More recently, Avalanche fans have also experienced the other side of the trade market.
When Colorado moved Mikko Rantanen in a blockbuster midseason deal, it illustrated the uncomfortable reality of deadline trades: sometimes the players leaving your team become the heroes somewhere else. Rantanen quickly became one of the most impactful acquisitions in recent playoff memory, leading the postseason in scoring after joining the Dallas Stars and driving their playoff push, including driving a stake into the hearts of many Avs fans during their series with some timely and soul-crushing plays.
For Avalanche fans, that last example carries a bittersweet edge, and mostly bitter at that. Deadline moves can strengthen contenders, but they can also create new ones.
It’s also about money and the attention economy when it comes to trade deadlines. At some point, trade deadlines became a spectacle, and the NHL is no exception. Networks dedicate entire days of programming to these events. Rumor trackers refresh endlessly. Fans follow the chaos as deals trickle in across the league. Over the past decade, NHL deadline day alone usually averages dozens of players changing teams. The late timing helps concentrate that activity into a dramatic burst just weeks before the playoffs begin. That is exciting. That is attention grabbing. That is nerve-wracking. And the league seems perfectly happy to let the chaos unfold.
Of course, not everyone believes the NHL deadline lands in the perfect spot. Critics argue that the deadline actually comes too late. A strong team can add multiple experienced players only weeks before the playoffs begin, typically stacking their roster.
There is also the question of chemistry. Hockey systems rely on line combinations, defensive responsibilities, and special teams coordination. Integrating new players can take time, and teams that add multiple pieces may have only a handful of games to adjust. But hockey seems uniquely suited to adaptation this way, and players often seem far more integrated by playoff time than many of the other sports players seem to be when changing systems midstream. There is also the possibility that struggling teams delay rebuilding decisions while clinging to faint playoff hopes. Still, the league appears comfortable with those tradeoffs, anbd it’s hard to argue their results.
When you roll all of those pieces together, the NHL’s extra-late trade deadline begins to make sense. Three forces push roster decisions later into the season:
First, the standings stay crowded longer because of the league’s point system. Second, individual players influence games less dramatically than stars in sports like basketball, baseball, or even football. Third, the salary cap structure makes trades financially easier later in the year. Put those forces together and the deadline stops looking accidental. It starts to look inevitable. Football cannot wait that long because the season is too short. Basketball cannot wait that long because one superstar can reshape a championship race overnight. Baseball cannot wait that long because… well, geez, 162 games.
Hockey lives somewhere in the middle of all of that, which may not fully explain why its trade deadline arrives exactly where it does. But there it does?
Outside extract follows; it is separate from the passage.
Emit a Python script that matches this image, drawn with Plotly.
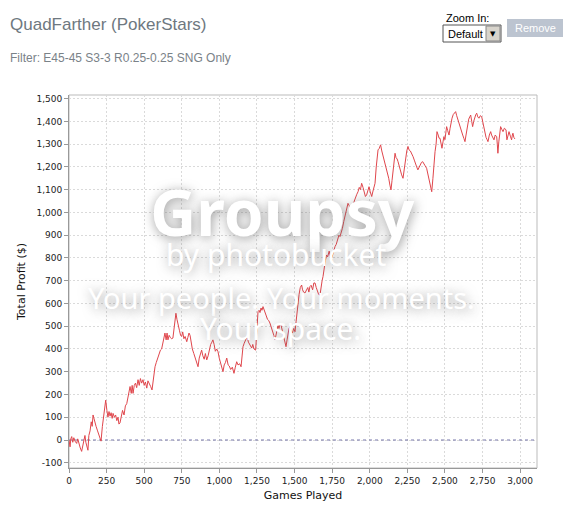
import plotly.graph_objects as go

# ---- data ----
games = [0,7,12,18,25,32,40,51,58,66,75,84,92,100,106,112,120,126,132,140,148,154,160,170,180,190,200,213,222,230,238,244,252,259,266,273,280,287,293,302,310,318,326,332,339,348,356,366,375,384,392,400,406,414,420,426,434,442,450,459,467,475,483,492,500,508,517,525,533,543,552,560,568,572,580,590,600,608,616,624,630,638,646,652,658,666,674,683,691,698,704,711,718,726,735,742,749,756,764,772,783,790,798,805,812,820,830,838,846,852,858,866,874,882,890,899,907,916,925,934,942,950,957,965,973,982,991,999,1008,1017,1024,1032,1040,1049,1058,1066,1075,1086,1097,1106,1115,1124,1135,1144,1150,1157,1165,1175,1184,1193,1202,1208,1215,1222,1230,1241,1247,1252,1257,1264,1270,1277,1283,1290,1297,1305,1312,1320,1328,1336,1344,1352,1362,1370,1378,1385,1390,1396,1403,1410,1418,1426,1435,1443,1450,1457,1463,1469,1478,1486,1494,1503,1510,1517,1523,1530,1538,1547,1553,1560,1569,1578,1588,1595,1602,1610,1620,1628,1636,1644,1652,1660,1669,1676,1683,1689,1697,1705,1713,1720,1730,1740,1747,1755,1762,1769,1777,1785,1795,1802,1810,1818,1827,1835,1845,1855,1863,1872,1880,1888,1897,1905,1914,1922,1930,1938,1946,1955,1963,1971,1979,1987,1995,2003,2013,2020,2028,2035,2043,2049,2055,2062,2072,2080,2088,2095,2101,2110,2118,2126,2134,2141,2148,2155,2162,2168,2175,2182,2188,2196,2204,2212,2221,2230,2238,2246,2254,2261,2270,2279,2288,2296,2304,2312,2320,2328,2336,2344,2352,2360,2368,2378,2386,2394,2402,2412,2420,2427,2434,2441,2447,2455,2461,2467,2474,2480,2487,2493,2500,2505,2511,2518,2527,2534,2541,2547,2555,2563,2571,2578,2586,2594,2603,2611,2618,2626,2633,2640,2646,2651,2658,2665,2671,2678,2684,2691,2698,2705,2711,2718,2726,2735,2744,2750,2759,2766,2773,2780,2786,2795,2804,2810,2818,2826,2834,2844,2848,2852,2858,2864,2870,2878,2886,2895,2906,2912,2919,2926,2935,2943,2948,2952,2958,2965]
profit = [0,-30,5,15,-10,10,-5,-15,5,-20,-35,-50,-20,0,20,-10,-35,-45,20,40,80,60,110,80,60,40,20,-5,60,110,140,175,130,100,125,105,120,95,117,100,110,85,100,70,75,110,130,110,150,160,190,220,235,205,240,205,240,250,230,265,240,270,250,265,240,255,228,260,245,235,220,270,300,322,340,360,380,395,400,430,450,470,440,470,440,460,450,445,448,480,510,557,530,500,480,460,455,475,445,455,432,450,470,460,430,400,380,366,350,340,322,360,380,395,370,355,380,352,370,400,420,430,440,420,390,400,388,360,340,320,300,330,340,360,330,325,310,320,293,320,344,330,335,322,370,410,425,440,454,430,420,410,404,420,400,395,480,520,564,570,560,580,570,586,575,560,545,530,525,514,500,480,460,440,470,500,505,490,510,505,480,460,430,410,440,470,490,498,480,470,490,476,520,570,602,640,670,681,660,650,646,660,670,650,674,680,660,690,690,670,650,640,637,680,700,718,760,790,813,805,830,800,800,820,840,850,860,880,900,894,910,930,960,981,1010,1040,1030,1010,1020,1026,1050,1070,1080,1091,1110,1100,1128,1110,1090,1070,1077,1100,1113,1090,1070,1090,1110,1128,1200,1250,1275,1280,1297,1270,1250,1240,1223,1190,1170,1150,1120,1099,1140,1190,1230,1260,1240,1235,1223,1200,1180,1165,1150,1200,1240,1270,1290,1275,1270,1260,1245,1230,1210,1200,1187,1200,1215,1220,1223,1210,1205,1194,1170,1140,1110,1091,1150,1220,1267,1300,1355,1340,1326,1326,1300,1282,1310,1333,1320,1350,1377,1360,1340,1370,1400,1414,1430,1440,1443,1425,1406,1390,1370,1355,1340,1325,1311,1340,1370,1392,1410,1420,1428,1400,1377,1400,1420,1430,1436,1420,1414,1425,1421,1400,1363,1350,1330,1320,1311,1340,1355,1340,1330,1319,1340,1333,1300,1260,1310,1350,1377,1365,1355,1370,1363,1319,1340,1355,1335,1319,1340,1348,1330,1323]

x_ticks = [0, 250, 500, 750, 1000, 1250, 1500, 1750, 2000, 2250, 2500, 2750, 3000]
y_ticks = [-100, 0, 100, 200, 300, 400, 500, 600, 700, 800, 900, 1000, 1100, 1200, 1300, 1400, 1500]

title_text = "QuadFarther (PokerStars)"
subtitle_text = "Filter: E45-45 S3-3 R0.25-0.25 SNG Only"

W, H = 564, 516
L, R, T, B = 69, 27, 95, 48
PW, PH = W - L - R, H - T - B

def px(x):
    return (x - L) / PW

def py(y):
    return (H - B - y) / PH

fig = go.Figure()
fig.add_trace(go.Scatter(x=[0, 3112], y=[0, 0], mode="lines",
                         line=dict(color="#7777aa", width=1, dash="dot"),
                         hoverinfo="skip", showlegend=False))
fig.add_trace(go.Scatter(x=games, y=profit, mode="lines",
                         line=dict(color="#e0464c", width=1),
                         showlegend=False))

tickfont = dict(family="DejaVu Sans, Verdana", size=9, color="#222222")
fig.update_xaxes(range=[0, 3112], tickvals=x_ticks,
                 ticktext=[f"{v:,}" for v in x_ticks],
                 showgrid=True, gridcolor="#dadada", griddash="2px,2px", gridwidth=1,
                 zeroline=False, showline=True, linecolor="#999999", linewidth=1,
                 mirror=False, ticks="outside", ticklen=4, tickcolor="#999999",
                 tickfont=tickfont,
                 title=dict(text="Games Played",
                            font=dict(family="DejaVu Sans", size=11, color="#111111"),
                            standoff=6))
fig.update_yaxes(range=[-123, 1516], tickvals=y_ticks,
                 ticktext=[f"{v:,}" for v in y_ticks],
                 showgrid=True, gridcolor="#dadada", griddash="2px,2px", gridwidth=1,
                 zeroline=False, showline=True, linecolor="#999999", linewidth=1,
                 mirror=False, ticks="outside", ticklen=4, tickcolor="#999999",
                 tickfont=tickfont,
                 title=dict(text="Total Profit ($)",
                            font=dict(family="DejaVu Sans", size=11, color="#111111"),
                            standoff=8))

shapes = [
    dict(type="rect", xref="paper", yref="paper", x0=0, y0=0, x1=1, y1=1,
         line=dict(color="#bbbbbb", width=1), layer="below"),
    dict(type="rect", xref="paper", yref="paper", x0=px(443), x1=px(501),
         y0=py(42), y1=py(25), line=dict(color="#555555", width=1), fillcolor="#ffffff"),
    dict(type="rect", xref="paper", yref="paper", x0=px(486), x1=px(500),
         y0=py(41), y1=py(26), line=dict(color="#888888", width=1), fillcolor="#d8d4cc"),
    dict(type="rect", xref="paper", yref="paper", x0=px(507), x1=px(563),
         y0=py(37), y1=py(19), line=dict(width=0), fillcolor="#bcc4d0"),
]

shadow = "1px 2px 12px rgba(100,100,100,0.65)"
annotations = [
    dict(text=title_text, xref="paper", yref="paper", x=px(8), y=py(13),
         xanchor="left", yanchor="top", showarrow=False,
         font=dict(family="Liberation Sans, Arial", size=17, color="#6e7880")),
    dict(text=subtitle_text, xref="paper", yref="paper", x=px(8), y=py(49),
         xanchor="left", yanchor="top", showarrow=False,
         font=dict(family="Liberation Sans, Arial", size=12, color="#7a8288")),
    dict(text="Zoom In:", xref="paper", yref="paper", x=px(444), y=py(10),
         xanchor="left", yanchor="top", showarrow=False,
         font=dict(family="Liberation Sans, Arial", size=11, color="#000000")),
    dict(text="Default", xref="paper", yref="paper", x=px(446), y=py(33.5),
         xanchor="left", yanchor="middle", showarrow=False,
         font=dict(family="Liberation Sans, Arial", size=11, color="#000000")),
    dict(text="▼", xref="paper", yref="paper", x=px(493), y=py(33.5),
         xanchor="center", yanchor="middle", showarrow=False,
         font=dict(family="DejaVu Sans", size=7, color="#000000")),
    dict(text="Remove", xref="paper", yref="paper", x=px(535), y=py(28),
         xanchor="center", yanchor="middle", showarrow=False,
         font=dict(family="Liberation Sans, Arial", size=11, color="#ffffff")),
    # photobucket watermark overlay
    dict(text="<b>Groupsy</b>", xref="paper", yref="paper", x=px(282), y=py(211),
         xanchor="center", yanchor="middle", showarrow=False,
         font=dict(family="Noto Sans", size=64, color="#ffffff", shadow=shadow)),
    dict(text="by photobucket", xref="paper", yref="paper", x=px(276), y=py(255),
         xanchor="center", yanchor="middle", showarrow=False,
         font=dict(family="Noto Sans", size=30, color="#ffffff", shadow=shadow)),
    dict(text="Your people. Your moments.", xref="paper", yref="paper", x=px(281), y=py(297),
         xanchor="center", yanchor="middle", showarrow=False,
         font=dict(family="Noto Sans", size=29, color="#ffffff", shadow=shadow)),
    dict(text="Your space.", xref="paper", yref="paper", x=px(280), y=py(328),
         xanchor="center", yanchor="middle", showarrow=False,
         font=dict(family="Noto Sans", size=30, color="#ffffff", shadow=shadow)),
]

fig.update_layout(width=W, height=H, margin=dict(l=L, r=R, t=T, b=B),
                  paper_bgcolor="#ffffff", plot_bgcolor="#ffffff",
                  shapes=shapes, annotations=annotations, showlegend=False)

fig.write_html("out.html", config={"displayModeBar": False},
               post_script="document.body.style.margin='0px';")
Late enough for teams to know who they are. Early enough to create chaos. And just in time for fans to watch the final pieces fall into place before the Stanley Cup chase begins. The NHL trade deadline ended coming into this weekend on Friday afternoon, and the Avalanche have loaded up for another go at the Cup. With this season’s record, they look like favorites to win it all, all over again. Did they make the right choices with the changes they made? We’ll find out in the next 24-36 games.